Analytics8's public material gives buyers enough to prepare that conversation. Ask for delivery artifacts. Ask for governance examples. Ask for cost controls. Ask for handover packages. Ask for post-launch support evidence. Ask for how the firm handles platform choice, data locality and AI workflow risk. Ask how it measures whether a dashboard estate is becoming healthier rather than larger.
If Analytics8 can answer those questions with concrete project evidence, its services may be valuable precisely because the hard parts of analytics are not glamorous. If it cannot, the buyer should treat the engagement as a dashboard or platform implementation with unresolved operating risk.

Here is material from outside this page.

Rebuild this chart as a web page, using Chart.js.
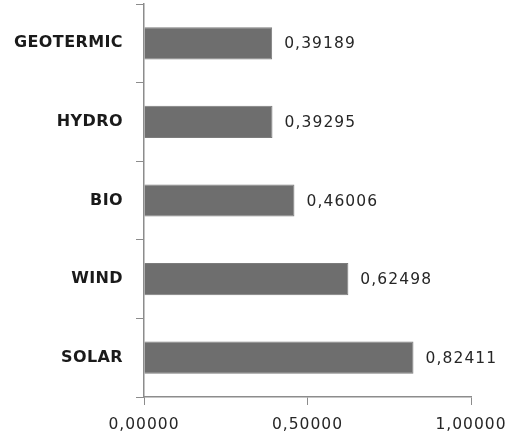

The difference is not semantic. It is the difference between an analytics project that creates another reporting surface and one that creates a maintainable decision system.
That is why the company should be assessed through governance work rather than branding. Enterprise analytics succeeds when the organization can trust the data, understand the definitions, control the access, manage the cost and recover from failure. The public evidence places Analytics8 in the business of helping with that work. The final judgment depends on project-level proof that the work holds up after launch.